**Exercise description**: Set down the data below from its first line to the line holding "const svg = d3.select('svg');", inclusive; omit all pictures.

┌──

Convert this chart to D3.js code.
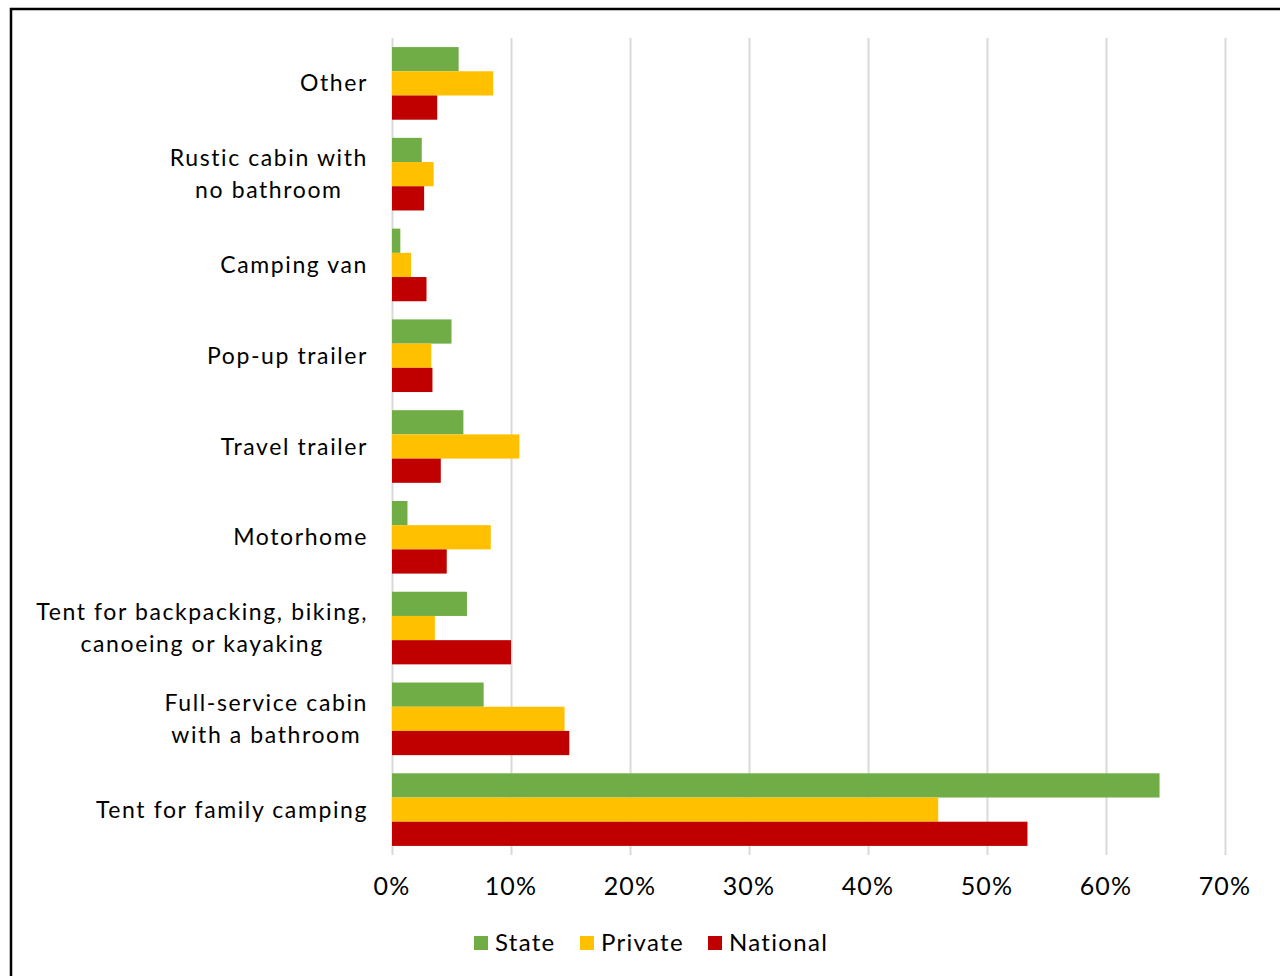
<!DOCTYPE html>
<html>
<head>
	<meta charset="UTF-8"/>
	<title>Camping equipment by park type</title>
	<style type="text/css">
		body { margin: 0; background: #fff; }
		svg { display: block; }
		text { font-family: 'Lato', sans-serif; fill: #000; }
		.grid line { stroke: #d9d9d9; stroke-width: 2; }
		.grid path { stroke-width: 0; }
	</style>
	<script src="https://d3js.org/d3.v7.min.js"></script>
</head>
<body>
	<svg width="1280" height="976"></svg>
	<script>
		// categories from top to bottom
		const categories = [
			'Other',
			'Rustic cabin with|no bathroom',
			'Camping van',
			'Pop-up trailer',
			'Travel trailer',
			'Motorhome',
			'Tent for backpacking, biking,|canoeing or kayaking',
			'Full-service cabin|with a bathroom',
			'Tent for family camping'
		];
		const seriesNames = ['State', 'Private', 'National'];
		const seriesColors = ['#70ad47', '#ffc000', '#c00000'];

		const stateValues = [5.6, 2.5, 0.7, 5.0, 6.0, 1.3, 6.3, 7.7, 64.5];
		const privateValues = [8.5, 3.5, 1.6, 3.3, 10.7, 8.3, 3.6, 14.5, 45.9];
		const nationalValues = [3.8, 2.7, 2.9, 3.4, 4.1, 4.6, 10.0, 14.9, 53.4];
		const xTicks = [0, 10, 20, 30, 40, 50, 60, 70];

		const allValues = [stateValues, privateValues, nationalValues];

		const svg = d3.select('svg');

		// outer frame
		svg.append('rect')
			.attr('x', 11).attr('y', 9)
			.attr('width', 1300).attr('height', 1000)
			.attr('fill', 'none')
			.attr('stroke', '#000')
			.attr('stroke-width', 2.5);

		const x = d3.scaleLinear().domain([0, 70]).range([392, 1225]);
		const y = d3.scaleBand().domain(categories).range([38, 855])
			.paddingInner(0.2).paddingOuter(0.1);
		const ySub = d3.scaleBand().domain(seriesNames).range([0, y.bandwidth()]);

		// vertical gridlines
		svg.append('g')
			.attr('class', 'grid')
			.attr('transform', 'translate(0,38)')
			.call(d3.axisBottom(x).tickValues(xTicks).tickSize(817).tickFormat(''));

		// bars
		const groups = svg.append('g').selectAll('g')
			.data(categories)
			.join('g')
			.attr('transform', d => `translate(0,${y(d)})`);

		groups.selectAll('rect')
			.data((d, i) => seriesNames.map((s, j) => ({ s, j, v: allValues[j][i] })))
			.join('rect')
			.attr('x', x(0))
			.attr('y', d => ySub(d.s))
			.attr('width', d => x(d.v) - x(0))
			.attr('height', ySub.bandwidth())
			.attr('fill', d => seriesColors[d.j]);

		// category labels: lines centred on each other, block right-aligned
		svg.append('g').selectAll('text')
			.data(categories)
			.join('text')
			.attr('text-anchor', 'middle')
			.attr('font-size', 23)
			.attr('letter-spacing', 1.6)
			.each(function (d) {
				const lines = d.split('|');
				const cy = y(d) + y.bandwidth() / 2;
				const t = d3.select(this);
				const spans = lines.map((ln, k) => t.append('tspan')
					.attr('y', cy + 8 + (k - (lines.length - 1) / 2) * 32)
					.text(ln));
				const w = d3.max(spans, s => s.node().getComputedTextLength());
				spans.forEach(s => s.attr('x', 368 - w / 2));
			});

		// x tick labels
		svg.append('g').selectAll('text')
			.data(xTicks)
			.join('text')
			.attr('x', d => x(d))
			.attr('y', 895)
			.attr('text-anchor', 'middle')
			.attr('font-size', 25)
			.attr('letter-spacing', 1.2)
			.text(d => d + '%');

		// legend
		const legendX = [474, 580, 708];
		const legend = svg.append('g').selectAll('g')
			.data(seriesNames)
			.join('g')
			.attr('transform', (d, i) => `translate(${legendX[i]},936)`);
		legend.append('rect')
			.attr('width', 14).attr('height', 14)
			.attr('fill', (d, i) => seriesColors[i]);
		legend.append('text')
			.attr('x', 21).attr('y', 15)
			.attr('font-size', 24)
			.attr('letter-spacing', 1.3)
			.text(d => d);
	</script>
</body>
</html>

└──

**Solution to the exercise**:
Convert this chart to D3.js code.
<!DOCTYPE html>
<html>
<head>
	<meta charset="UTF-8"/>
	<title>Camping equipment by park type</title>
	<style type="text/css">
		body { margin: 0; background: #fff; }
		svg { display: block; }
		text { font-family: 'Lato', sans-serif; fill: #000; }
		.grid line { stroke: #d9d9d9; stroke-width: 2; }
		.grid path { stroke-width: 0; }
	</style>
	<script src="https://d3js.org/d3.v7.min.js"></script>
</head>
<body>
	<svg width="1280" height="976"></svg>
	<script>
		// categories from top to bottom
		const categories = [
			'Other',
			'Rustic cabin with|no bathroom',
			'Camping van',
			'Pop-up trailer',
			'Travel trailer',
			'Motorhome',
			'Tent for backpacking, biking,|canoeing or kayaking',
			'Full-service cabin|with a bathroom',
			'Tent for family camping'
		];
		const seriesNames = ['State', 'Private', 'National'];
		const seriesColors = ['#70ad47', '#ffc000', '#c00000'];

		const stateValues = [5.6, 2.5, 0.7, 5.0, 6.0, 1.3, 6.3, 7.7, 64.5];
		const privateValues = [8.5, 3.5, 1.6, 3.3, 10.7, 8.3, 3.6, 14.5, 45.9];
		const nationalValues = [3.8, 2.7, 2.9, 3.4, 4.1, 4.6, 10.0, 14.9, 53.4];
		const xTicks = [0, 10, 20, 30, 40, 50, 60, 70];

		const allValues = [stateValues, privateValues, nationalValues];

		const svg = d3.select('svg');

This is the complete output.